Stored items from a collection
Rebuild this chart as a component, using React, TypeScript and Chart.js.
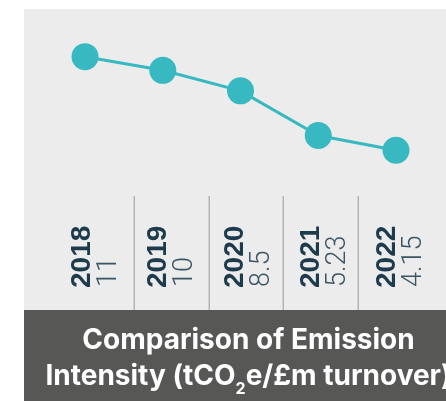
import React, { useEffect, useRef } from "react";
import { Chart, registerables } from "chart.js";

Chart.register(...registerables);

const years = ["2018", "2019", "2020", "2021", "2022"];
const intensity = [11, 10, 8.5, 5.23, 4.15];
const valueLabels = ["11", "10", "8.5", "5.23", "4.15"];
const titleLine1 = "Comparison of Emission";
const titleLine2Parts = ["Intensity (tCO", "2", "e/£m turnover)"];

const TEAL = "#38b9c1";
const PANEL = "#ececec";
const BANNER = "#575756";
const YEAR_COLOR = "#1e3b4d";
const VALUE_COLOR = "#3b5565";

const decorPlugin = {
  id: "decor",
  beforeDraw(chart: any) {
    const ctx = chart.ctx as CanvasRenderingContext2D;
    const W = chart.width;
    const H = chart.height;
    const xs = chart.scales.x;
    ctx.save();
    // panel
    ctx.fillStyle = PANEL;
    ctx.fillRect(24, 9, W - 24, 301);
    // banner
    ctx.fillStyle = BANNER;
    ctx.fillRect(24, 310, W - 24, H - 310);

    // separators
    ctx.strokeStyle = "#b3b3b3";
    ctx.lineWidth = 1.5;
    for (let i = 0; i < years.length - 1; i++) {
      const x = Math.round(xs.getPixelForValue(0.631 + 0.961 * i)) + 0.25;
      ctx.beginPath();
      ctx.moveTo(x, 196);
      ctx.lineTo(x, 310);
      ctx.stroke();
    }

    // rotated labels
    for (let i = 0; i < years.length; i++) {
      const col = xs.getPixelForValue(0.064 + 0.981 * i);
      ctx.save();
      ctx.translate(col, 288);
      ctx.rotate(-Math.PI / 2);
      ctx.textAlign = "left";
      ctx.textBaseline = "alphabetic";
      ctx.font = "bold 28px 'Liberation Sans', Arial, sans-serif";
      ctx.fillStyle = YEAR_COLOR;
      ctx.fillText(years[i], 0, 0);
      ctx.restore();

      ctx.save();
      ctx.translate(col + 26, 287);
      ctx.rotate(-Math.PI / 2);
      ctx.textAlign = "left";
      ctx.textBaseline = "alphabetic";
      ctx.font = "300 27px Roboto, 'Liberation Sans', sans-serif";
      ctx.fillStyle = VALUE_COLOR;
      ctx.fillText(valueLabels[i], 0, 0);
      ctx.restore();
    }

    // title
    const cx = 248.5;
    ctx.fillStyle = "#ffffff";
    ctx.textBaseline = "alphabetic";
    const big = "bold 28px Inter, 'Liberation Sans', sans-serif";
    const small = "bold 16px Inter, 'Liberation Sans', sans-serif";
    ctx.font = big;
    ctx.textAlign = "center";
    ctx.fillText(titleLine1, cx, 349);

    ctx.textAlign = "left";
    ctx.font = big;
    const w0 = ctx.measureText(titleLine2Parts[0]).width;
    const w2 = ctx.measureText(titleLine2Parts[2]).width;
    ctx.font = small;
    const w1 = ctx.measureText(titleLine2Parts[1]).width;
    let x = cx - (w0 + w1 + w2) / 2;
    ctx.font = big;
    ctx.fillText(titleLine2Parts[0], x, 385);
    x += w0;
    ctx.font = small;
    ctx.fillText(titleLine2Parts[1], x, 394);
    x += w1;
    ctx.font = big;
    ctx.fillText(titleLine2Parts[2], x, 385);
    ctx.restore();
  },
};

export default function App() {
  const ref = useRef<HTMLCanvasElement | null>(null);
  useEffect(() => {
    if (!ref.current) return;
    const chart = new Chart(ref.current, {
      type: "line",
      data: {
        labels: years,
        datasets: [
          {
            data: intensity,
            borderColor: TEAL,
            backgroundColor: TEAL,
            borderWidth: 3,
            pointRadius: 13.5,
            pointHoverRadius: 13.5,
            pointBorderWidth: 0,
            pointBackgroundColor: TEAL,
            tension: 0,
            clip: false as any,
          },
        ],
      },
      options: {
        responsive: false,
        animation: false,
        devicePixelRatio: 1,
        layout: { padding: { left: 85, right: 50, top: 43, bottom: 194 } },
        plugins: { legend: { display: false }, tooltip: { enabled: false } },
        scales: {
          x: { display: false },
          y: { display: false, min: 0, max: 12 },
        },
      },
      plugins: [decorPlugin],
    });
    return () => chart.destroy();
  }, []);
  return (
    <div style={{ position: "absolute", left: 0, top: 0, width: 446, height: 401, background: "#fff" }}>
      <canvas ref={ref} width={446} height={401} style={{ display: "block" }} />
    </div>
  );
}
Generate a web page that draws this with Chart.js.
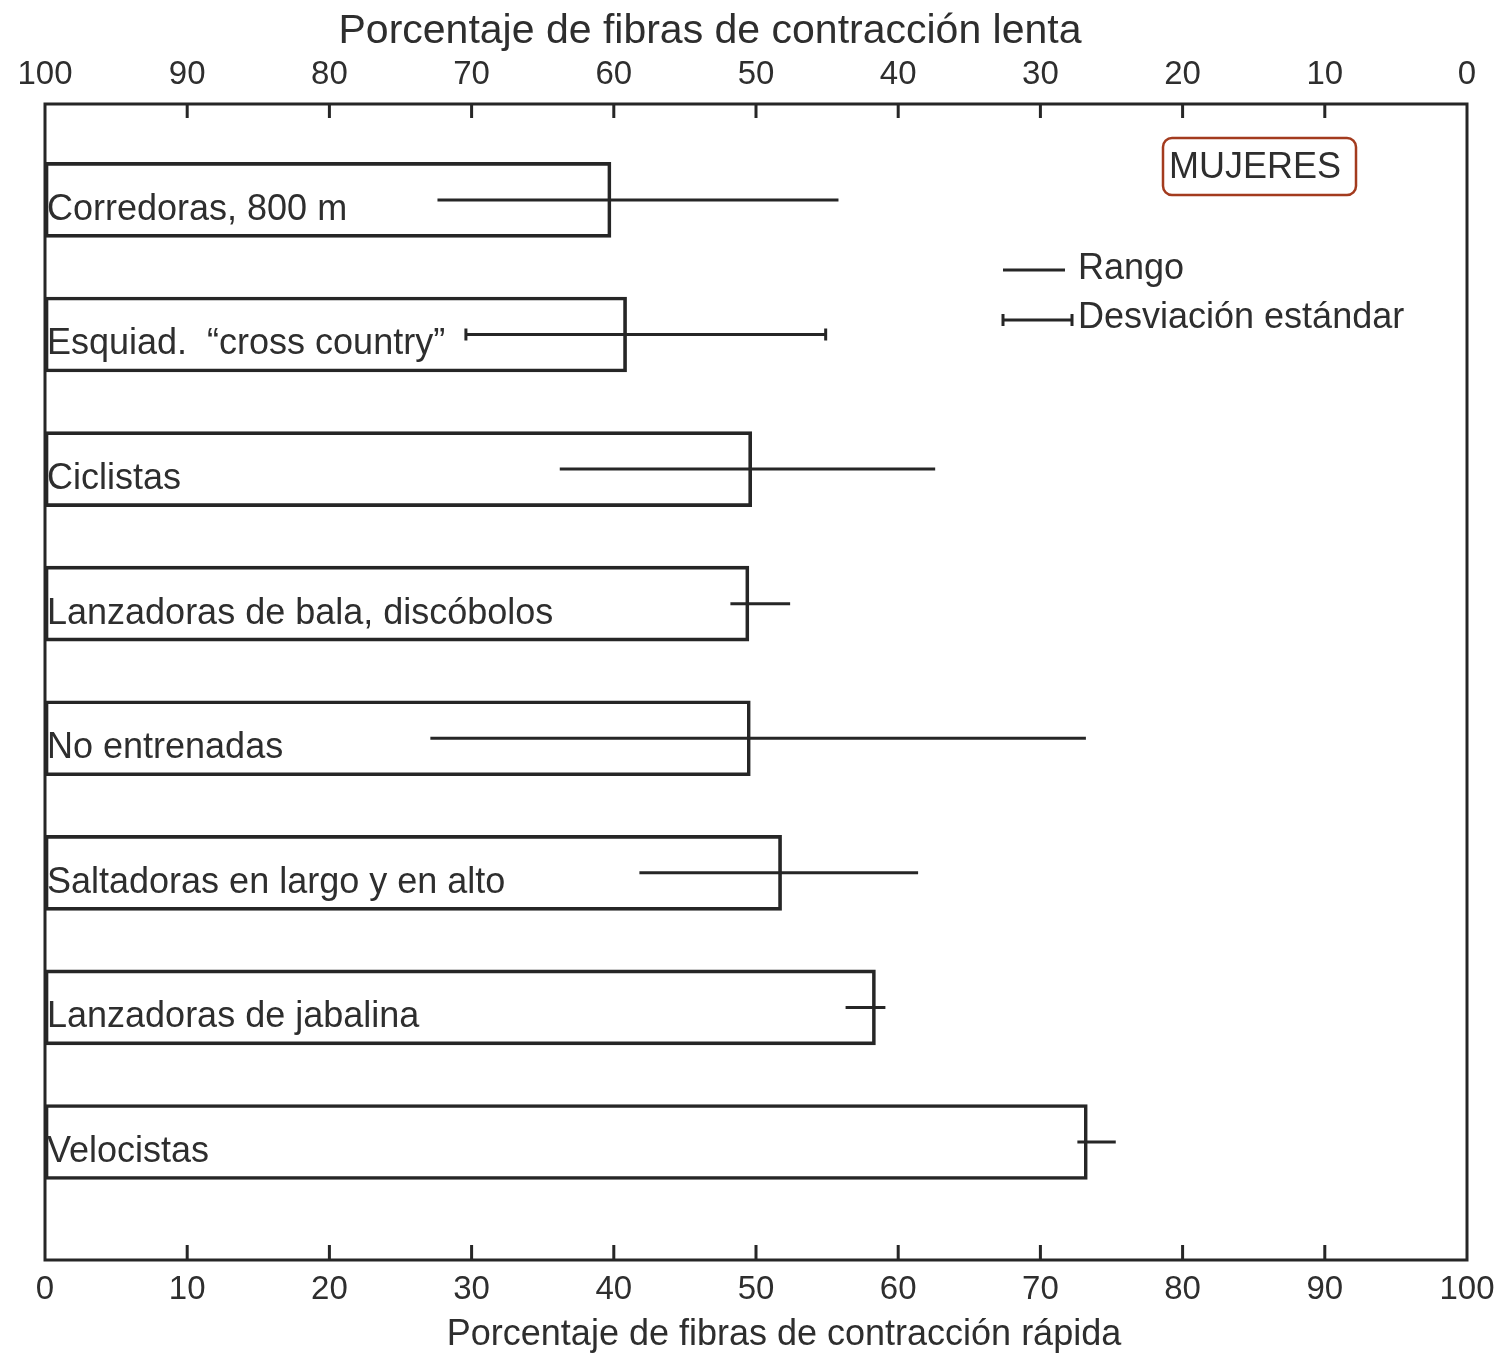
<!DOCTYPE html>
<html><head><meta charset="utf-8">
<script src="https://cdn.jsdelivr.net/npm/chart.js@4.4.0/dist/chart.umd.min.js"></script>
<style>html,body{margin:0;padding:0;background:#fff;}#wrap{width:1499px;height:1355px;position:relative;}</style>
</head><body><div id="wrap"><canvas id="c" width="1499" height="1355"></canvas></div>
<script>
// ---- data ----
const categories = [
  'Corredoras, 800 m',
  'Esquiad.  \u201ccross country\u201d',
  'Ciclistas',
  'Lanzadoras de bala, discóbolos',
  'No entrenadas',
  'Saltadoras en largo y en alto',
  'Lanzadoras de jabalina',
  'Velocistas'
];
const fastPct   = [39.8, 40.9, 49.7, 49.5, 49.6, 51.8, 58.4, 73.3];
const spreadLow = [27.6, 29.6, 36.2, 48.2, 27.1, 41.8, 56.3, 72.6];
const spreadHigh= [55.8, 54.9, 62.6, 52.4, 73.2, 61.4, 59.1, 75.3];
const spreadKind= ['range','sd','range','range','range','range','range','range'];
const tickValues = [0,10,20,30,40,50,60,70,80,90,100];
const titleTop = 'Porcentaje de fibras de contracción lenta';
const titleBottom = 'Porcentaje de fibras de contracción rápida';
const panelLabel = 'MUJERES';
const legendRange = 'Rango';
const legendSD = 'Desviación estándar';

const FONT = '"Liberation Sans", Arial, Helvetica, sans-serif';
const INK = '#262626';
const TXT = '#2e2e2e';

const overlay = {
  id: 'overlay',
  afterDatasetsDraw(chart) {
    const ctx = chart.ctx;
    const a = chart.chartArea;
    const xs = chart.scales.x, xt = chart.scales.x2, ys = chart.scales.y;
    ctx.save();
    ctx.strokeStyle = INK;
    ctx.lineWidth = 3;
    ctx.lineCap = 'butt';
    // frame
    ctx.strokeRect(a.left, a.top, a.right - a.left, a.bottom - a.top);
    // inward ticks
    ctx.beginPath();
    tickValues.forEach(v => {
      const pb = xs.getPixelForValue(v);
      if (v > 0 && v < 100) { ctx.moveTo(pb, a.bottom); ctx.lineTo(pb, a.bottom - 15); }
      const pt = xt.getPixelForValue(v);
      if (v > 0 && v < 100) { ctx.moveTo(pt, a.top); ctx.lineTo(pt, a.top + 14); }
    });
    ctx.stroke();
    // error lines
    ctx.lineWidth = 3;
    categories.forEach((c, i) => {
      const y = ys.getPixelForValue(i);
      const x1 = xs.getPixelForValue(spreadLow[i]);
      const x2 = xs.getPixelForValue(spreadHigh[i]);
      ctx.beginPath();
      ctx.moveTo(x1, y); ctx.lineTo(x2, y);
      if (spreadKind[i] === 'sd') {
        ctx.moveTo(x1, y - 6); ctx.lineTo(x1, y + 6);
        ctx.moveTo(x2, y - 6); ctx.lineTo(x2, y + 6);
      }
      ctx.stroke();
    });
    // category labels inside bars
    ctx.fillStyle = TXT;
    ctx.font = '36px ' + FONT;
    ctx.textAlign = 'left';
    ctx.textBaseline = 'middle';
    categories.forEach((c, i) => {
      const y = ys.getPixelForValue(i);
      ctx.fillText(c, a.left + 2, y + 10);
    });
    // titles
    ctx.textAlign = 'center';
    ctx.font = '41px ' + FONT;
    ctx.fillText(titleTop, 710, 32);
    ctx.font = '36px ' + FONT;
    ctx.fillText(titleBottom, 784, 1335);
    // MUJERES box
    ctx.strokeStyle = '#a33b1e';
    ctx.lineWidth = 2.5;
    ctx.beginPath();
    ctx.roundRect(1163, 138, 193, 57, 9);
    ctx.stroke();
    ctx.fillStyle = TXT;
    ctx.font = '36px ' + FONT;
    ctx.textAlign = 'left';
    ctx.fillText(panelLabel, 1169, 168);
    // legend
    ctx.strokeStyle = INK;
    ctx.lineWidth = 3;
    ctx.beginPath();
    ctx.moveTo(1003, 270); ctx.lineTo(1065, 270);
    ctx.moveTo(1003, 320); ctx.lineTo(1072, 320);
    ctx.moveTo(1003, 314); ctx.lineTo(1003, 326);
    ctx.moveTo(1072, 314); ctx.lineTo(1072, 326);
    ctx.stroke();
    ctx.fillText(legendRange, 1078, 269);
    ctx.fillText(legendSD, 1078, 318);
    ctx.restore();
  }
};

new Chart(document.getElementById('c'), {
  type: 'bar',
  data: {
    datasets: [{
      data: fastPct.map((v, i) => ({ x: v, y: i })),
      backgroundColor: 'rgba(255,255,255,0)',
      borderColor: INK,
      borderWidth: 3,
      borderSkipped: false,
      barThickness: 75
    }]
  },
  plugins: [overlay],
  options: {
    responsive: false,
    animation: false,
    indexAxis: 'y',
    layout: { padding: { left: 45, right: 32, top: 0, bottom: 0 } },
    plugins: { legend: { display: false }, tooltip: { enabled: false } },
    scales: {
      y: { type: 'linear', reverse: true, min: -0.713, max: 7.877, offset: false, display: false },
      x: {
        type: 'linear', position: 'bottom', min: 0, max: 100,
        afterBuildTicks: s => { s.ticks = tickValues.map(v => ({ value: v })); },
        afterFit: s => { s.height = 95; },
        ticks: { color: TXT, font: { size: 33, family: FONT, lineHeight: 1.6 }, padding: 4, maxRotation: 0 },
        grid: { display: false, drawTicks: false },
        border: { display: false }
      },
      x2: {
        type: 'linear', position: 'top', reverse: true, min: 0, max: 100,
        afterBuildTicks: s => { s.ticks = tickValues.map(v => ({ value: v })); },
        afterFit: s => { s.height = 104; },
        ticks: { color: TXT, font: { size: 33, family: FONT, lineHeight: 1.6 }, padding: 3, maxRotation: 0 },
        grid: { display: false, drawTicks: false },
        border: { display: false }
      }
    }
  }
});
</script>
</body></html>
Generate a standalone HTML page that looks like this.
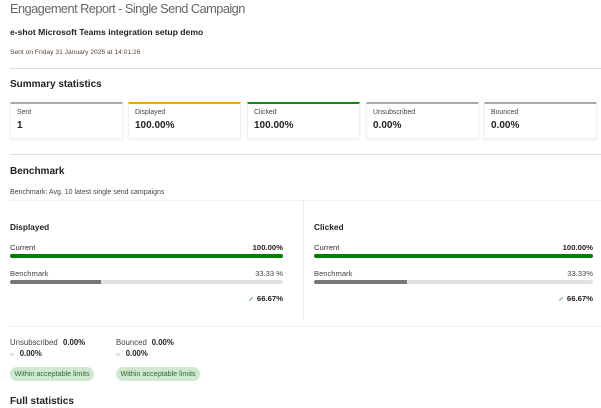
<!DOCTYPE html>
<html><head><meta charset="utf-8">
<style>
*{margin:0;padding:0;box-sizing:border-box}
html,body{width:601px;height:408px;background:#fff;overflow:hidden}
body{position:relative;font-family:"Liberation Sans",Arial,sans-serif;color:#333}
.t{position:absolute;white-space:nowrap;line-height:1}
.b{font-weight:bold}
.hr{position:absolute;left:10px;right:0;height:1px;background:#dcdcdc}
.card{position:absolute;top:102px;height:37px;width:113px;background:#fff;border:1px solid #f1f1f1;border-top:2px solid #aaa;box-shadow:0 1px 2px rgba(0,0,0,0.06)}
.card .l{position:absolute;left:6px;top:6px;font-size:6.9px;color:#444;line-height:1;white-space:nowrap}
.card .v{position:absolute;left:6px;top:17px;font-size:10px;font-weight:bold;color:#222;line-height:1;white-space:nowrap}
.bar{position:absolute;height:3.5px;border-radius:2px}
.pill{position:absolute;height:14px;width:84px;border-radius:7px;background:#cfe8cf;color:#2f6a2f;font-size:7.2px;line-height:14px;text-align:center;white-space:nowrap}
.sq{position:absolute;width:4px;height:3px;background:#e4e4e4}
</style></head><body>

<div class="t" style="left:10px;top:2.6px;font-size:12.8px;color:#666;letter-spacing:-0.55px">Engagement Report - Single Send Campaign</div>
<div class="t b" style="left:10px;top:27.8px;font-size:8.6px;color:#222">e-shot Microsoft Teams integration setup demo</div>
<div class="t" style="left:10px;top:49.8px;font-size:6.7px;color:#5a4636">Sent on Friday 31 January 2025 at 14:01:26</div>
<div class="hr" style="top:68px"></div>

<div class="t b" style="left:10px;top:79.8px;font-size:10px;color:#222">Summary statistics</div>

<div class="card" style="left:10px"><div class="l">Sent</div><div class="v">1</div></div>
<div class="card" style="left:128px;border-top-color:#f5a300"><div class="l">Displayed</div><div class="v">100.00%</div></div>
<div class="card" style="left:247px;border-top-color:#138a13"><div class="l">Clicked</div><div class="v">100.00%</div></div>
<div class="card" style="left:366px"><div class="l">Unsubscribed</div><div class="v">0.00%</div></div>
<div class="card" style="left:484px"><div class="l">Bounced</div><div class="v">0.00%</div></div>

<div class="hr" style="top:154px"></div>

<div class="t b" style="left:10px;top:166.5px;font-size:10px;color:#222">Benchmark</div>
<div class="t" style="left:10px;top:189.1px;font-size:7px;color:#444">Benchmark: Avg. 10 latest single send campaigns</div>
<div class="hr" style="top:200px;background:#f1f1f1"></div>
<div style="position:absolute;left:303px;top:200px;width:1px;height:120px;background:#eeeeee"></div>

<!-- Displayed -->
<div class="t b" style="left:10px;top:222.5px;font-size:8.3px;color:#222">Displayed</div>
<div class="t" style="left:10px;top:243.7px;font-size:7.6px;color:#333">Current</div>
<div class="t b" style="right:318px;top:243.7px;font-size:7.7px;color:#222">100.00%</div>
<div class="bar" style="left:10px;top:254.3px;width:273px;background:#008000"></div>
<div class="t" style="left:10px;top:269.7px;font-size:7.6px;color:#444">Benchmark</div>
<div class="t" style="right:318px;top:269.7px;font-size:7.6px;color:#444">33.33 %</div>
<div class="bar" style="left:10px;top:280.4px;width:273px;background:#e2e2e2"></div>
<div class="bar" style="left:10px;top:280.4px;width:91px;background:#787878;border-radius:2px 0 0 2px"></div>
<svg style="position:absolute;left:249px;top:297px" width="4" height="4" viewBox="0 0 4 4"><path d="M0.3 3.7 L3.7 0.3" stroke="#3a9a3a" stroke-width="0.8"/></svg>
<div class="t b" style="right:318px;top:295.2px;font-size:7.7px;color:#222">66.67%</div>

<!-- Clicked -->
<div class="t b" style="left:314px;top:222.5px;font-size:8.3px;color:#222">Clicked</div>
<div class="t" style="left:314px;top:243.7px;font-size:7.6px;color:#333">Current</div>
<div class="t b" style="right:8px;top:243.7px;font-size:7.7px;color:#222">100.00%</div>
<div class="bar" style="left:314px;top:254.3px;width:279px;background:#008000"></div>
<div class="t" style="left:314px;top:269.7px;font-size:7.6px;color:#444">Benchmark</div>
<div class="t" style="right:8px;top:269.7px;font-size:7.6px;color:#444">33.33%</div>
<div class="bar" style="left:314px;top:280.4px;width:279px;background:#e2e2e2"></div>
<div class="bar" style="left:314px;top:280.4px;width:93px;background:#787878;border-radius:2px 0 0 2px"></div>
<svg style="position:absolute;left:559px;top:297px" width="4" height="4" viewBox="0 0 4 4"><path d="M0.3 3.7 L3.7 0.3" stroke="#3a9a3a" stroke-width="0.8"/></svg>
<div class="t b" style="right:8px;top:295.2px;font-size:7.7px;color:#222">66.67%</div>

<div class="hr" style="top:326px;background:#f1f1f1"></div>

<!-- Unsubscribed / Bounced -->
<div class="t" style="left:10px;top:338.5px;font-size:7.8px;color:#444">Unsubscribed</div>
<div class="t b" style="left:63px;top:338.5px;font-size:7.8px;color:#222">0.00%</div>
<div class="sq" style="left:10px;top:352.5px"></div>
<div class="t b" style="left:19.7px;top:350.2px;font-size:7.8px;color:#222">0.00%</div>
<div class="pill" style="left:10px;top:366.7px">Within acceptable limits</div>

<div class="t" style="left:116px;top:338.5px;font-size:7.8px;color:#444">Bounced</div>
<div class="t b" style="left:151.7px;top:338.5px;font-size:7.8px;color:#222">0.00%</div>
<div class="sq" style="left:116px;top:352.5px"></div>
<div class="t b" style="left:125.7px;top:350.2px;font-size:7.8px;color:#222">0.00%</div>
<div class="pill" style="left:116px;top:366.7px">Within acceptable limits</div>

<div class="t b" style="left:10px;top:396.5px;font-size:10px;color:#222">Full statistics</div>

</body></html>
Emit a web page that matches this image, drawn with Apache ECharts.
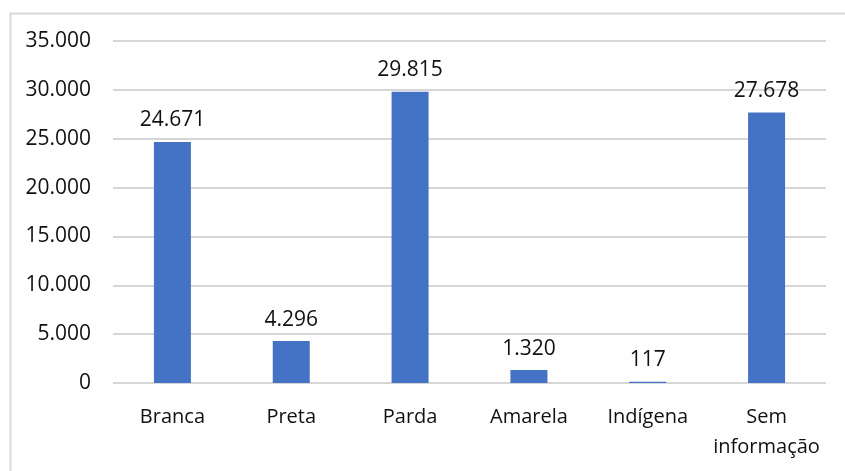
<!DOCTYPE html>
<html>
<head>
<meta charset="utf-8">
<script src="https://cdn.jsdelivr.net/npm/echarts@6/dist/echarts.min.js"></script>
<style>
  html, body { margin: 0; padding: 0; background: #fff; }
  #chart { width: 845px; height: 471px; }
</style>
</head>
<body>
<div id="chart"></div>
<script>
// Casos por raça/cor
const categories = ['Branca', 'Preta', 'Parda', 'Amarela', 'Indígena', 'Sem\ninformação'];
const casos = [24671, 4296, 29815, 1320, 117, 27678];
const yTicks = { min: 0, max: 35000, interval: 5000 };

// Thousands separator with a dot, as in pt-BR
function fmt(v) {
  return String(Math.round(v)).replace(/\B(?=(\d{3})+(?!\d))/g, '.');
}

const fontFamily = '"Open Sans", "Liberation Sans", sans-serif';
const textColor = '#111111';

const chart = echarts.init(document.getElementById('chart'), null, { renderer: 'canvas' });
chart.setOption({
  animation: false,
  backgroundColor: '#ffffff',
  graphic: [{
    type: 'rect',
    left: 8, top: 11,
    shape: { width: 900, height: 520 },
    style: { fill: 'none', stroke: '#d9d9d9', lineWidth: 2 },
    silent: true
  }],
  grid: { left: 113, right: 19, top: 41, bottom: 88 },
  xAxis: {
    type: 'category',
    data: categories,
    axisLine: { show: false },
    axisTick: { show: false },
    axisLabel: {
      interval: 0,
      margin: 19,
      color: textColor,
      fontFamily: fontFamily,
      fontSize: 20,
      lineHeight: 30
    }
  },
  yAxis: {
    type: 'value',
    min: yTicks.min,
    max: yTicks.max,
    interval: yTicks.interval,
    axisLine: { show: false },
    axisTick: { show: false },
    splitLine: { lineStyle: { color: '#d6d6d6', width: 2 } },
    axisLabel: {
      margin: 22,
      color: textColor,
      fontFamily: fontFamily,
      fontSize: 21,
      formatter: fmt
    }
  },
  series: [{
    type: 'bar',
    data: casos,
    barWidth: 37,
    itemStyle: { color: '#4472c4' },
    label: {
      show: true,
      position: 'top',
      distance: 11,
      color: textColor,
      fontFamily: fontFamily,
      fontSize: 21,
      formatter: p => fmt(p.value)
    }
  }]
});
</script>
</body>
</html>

**Written exercise**
Among the entries above, take the lines from the one with "Generate a web" through the one with "const legendSD = 'Desviación estándar';" and retype them exactly, leaving out the pictures.

**Reply to the exercise**
Generate a web page that draws this with Chart.js.
<!DOCTYPE html>
<html><head><meta charset="utf-8">
<script src="https://cdn.jsdelivr.net/npm/chart.js@4.4.0/dist/chart.umd.min.js"></script>
<style>html,body{margin:0;padding:0;background:#fff;}#wrap{width:1499px;height:1355px;position:relative;}</style>
</head><body><div id="wrap"><canvas id="c" width="1499" height="1355"></canvas></div>
<script>
// ---- data ----
const categories = [
  'Corredoras, 800 m',
  'Esquiad.  \u201ccross country\u201d',
  'Ciclistas',
  'Lanzadoras de bala, discóbolos',
  'No entrenadas',
  'Saltadoras en largo y en alto',
  'Lanzadoras de jabalina',
  'Velocistas'
];
const fastPct   = [39.8, 40.9, 49.7, 49.5, 49.6, 51.8, 58.4, 73.3];
const spreadLow = [27.6, 29.6, 36.2, 48.2, 27.1, 41.8, 56.3, 72.6];
const spreadHigh= [55.8, 54.9, 62.6, 52.4, 73.2, 61.4, 59.1, 75.3];
const spreadKind= ['range','sd','range','range','range','range','range','range'];
const tickValues = [0,10,20,30,40,50,60,70,80,90,100];
const titleTop = 'Porcentaje de fibras de contracción lenta';
const titleBottom = 'Porcentaje de fibras de contracción rápida';
const panelLabel = 'MUJERES';
const legendRange = 'Rango';
const legendSD = 'Desviación estándar';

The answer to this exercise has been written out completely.